Another less important affair took place sixteen versts from Irtysh, in a country governed by a tribal chief named Karatcha, situated on the shore of a lake which up to to-day bears the name of this intimate counsellor of the sovereign of Siberia. Iermak having made himself master of the enemy's camp, found rich booty there, consisting of provisions of all kinds, as well as a large number of tuns of honey, intended for the consumption of the sovereign.
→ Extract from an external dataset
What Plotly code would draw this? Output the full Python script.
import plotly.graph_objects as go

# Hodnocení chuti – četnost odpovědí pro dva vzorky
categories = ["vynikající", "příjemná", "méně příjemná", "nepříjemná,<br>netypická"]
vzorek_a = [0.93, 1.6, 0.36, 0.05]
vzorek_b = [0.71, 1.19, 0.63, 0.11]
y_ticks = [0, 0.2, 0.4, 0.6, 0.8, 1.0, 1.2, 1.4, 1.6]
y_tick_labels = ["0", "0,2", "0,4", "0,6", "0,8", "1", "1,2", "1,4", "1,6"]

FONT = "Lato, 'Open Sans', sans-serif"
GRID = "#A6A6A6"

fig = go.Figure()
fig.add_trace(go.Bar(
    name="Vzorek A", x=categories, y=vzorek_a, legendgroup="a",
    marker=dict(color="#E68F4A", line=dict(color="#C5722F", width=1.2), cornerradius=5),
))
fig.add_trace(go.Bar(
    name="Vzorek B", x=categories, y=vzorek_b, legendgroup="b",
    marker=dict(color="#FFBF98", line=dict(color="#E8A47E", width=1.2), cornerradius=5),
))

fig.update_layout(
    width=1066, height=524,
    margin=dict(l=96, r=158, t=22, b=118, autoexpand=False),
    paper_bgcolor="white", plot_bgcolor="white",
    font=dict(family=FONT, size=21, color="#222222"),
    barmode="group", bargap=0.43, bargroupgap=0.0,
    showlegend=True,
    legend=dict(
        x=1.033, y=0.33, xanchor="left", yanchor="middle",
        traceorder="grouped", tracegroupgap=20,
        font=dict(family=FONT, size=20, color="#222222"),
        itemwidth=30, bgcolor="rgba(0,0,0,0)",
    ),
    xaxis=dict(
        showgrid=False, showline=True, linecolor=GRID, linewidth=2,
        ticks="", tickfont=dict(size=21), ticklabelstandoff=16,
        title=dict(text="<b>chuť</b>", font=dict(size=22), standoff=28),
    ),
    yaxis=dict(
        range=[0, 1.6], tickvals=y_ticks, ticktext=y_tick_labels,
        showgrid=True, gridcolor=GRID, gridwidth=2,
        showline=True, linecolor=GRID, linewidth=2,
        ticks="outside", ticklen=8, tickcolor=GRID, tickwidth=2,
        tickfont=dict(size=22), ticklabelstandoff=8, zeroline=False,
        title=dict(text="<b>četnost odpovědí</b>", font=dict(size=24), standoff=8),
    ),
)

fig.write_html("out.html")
The third combat, on the Irtysh, was bloody, and stubbornly fought. It cost some companions of Iermak their lives, and served to prove how dear even to barbarians is the independence of their fatherland; for the defenders of Siberia displayed resolution and intrepidity. Nevertheless, they yielded the victory to the Russians toward the end of the day, awaiting a new battle, and without losing either courage or hope. The blind Kutchum left the fortifications in order to camp upon the Tchuvache mountain. Mahmetkul was intrusted with the guard of the intrenchments, and the Cossacks, who the same evening captured the little town of Atik-Murza, dared not take repose for fear of an attack.
Already the troops of Iermak were visibly diminished. Some Cossacks had been killed and many wounded, and amid constant fatigues a great number of them had no strength nor valor left. The leaders profited by this night of unrest to hold a council on the course to take, and in this consultation the voice of the weaklings was heard.